Research reportNMDA receptor NR2B subunits contribute to PTZ-kindling-induced hippocampal astrocytosis and oxidative stress

- PTZ-kindling up-regulates hippocampal NMDA receptor NR2B subunits expression.
- NMDA receptor NR2B subunits contribute to PTZ-kindling-induced astrocytosis.
- NMDA receptor NR2B subunits contribute to PTZ-kindling-induced oxidative stress.
- NMDA receptor NR2B subunits contribute to PTZ-kindling-induced hippocampal neuron loss.
- NMDA receptor NR2B subunits contribute to PTZ-kindling-induced BDNF expression in hippocampus.
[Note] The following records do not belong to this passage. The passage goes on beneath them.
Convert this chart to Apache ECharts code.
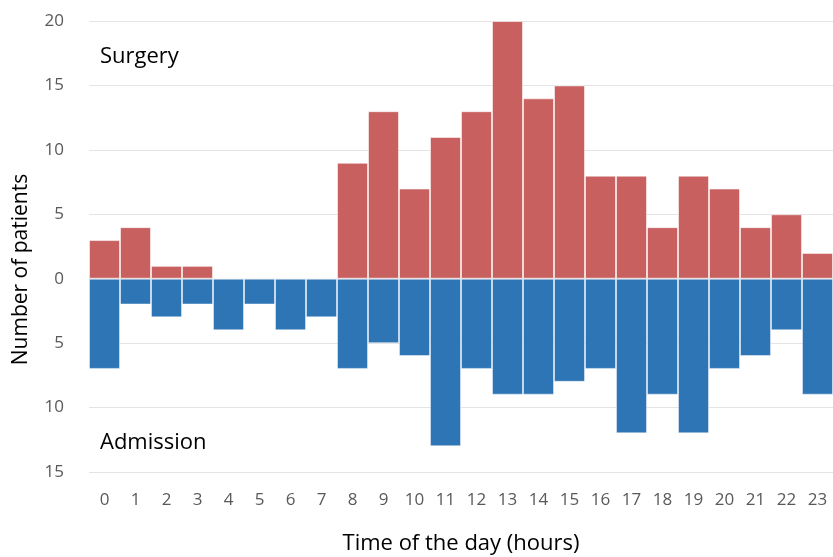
<!DOCTYPE html>
<html><head><meta charset="utf-8">
<script src="https://cdn.jsdelivr.net/npm/echarts@6/dist/echarts.min.js"></script>
<style>html,body{margin:0;padding:0;background:#fff}#c{width:833px;height:557px}</style>
</head><body><div id="c"></div>
<script>
const hours = ['0','1','2','3','4','5','6','7','8','9','10','11','12','13','14','15','16','17','18','19','20','21','22','23'];
const surgery = [3,4,1,1,0,0,0,0,9,13,7,11,13,20,14,15,8,8,4,8,7,4,5,2];
const admission = [7,2,3,2,4,2,4,3,7,5,6,13,7,9,9,8,7,12,9,12,7,6,4,9];
const FONT = 'Open Sans';
const chart = echarts.init(document.getElementById('c'));
chart.setOption({
  animation: false,
  textStyle: {fontFamily: FONT},
  grid: {left: 89, right: 0, top: 21, bottom: 85, containLabel: false, outerBoundsMode: 'none'},
  xAxis: {
    type: 'category', data: hours,
    axisLine: {show: false}, axisTick: {show: false},
    axisLabel: {color: '#595959', fontSize: 17, margin: 20, fontFamily: FONT},
    name: 'Time of the day (hours)', nameLocation: 'middle', nameGap: 61,
    nameTextStyle: {color: '#000', fontSize: 22, fontFamily: FONT}
  },
  yAxis: {
    type: 'value', min: -15, max: 20, interval: 5,
    axisLine: {show: false}, axisTick: {show: false},
    splitLine: {lineStyle: {color: '#e4e4e4', width: 1}},
    axisLabel: {color: '#595959', fontSize: 17, margin: 25, fontFamily: FONT,
      formatter: v => String(Math.abs(v))},
    name: 'Number of patients', nameLocation: 'middle', nameGap: 57,
    nameTextStyle: {color: '#000', fontSize: 21, fontFamily: FONT, padding: [0, 46, 0, 0]}
  },
  series: [
    {type: 'bar', name: 'Surgery', stack: 'a', data: surgery, barCategoryGap: '0%',
     itemStyle: {color: '#C86060', borderColor: 'rgba(255,255,255,0.55)', borderWidth: 1}},
    {type: 'bar', name: 'Admission', stack: 'a', data: admission.map(v => -v), barCategoryGap: '0%',
     itemStyle: {color: '#2E75B6', borderColor: 'rgba(255,255,255,0.45)', borderWidth: 1}}
  ],
  graphic: [
    {type: 'text', left: 100, top: 46, style: {text: 'Surgery', fontSize: 22, fontFamily: FONT, fill: '#000'}},
    {type: 'text', left: 100, top: 432, style: {text: 'Admission', fontSize: 22, fontFamily: FONT, fill: '#000'}}
  ]
});
</script></body></html>
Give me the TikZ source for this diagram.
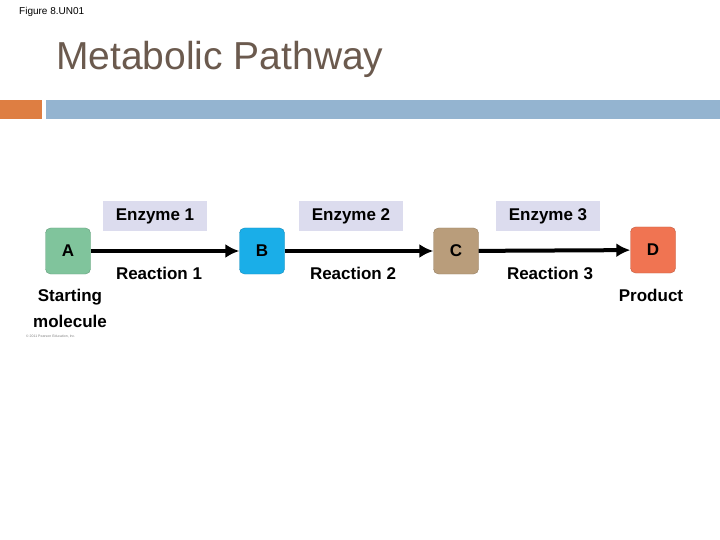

The N-methyl-d-aspartate (NMDA) receptor plays an important role in the pathophysiology of several neurological diseases, including epilepsy. The present study investigated the effect of NMDA receptor NR2B subunits on pentylenetetrazole (PTZ)-kindling-induced pathological and biochemical events in mice. Our results showed that PTZ-kindling up-regulates the expression of NMDA receptor NR2B subunits in the hippocampus and that kindled mice were characterized by significant astrocytosis and neuron loss in the hippocampus. Oxidative stress, including excessive malondialdehyde (MDA) production and decreased enzymatic activities of superoxide dismutase (SOD) and glutathione peroxidase (GSH-PX), were detected in the hippocampus after the mice were fully kindled. Additionally, expression of brain-derived neurotrophic factor (BDNF) in the hippocampus was found to be up-regulated in PTZ-kindled mice. However, selectively blocking NMDA receptor NR2B subunits by ifenprodil significantly suppressed PTZ-kindling-induced hippocampal astrocytosis, oxidative stress and neuron loss. Furthermore, blocking NMDA receptor NR2B subunits also abolished PTZ-kindling-induced BDNF expression. These results indicate that NMDA receptor NR2B subunits contribute to epilepsy-associated pathological and biochemical events, including hippocampal astrocytosis, oxidative stress and neuron loss, and these events might be correlated with up-regulation of BDNF expression.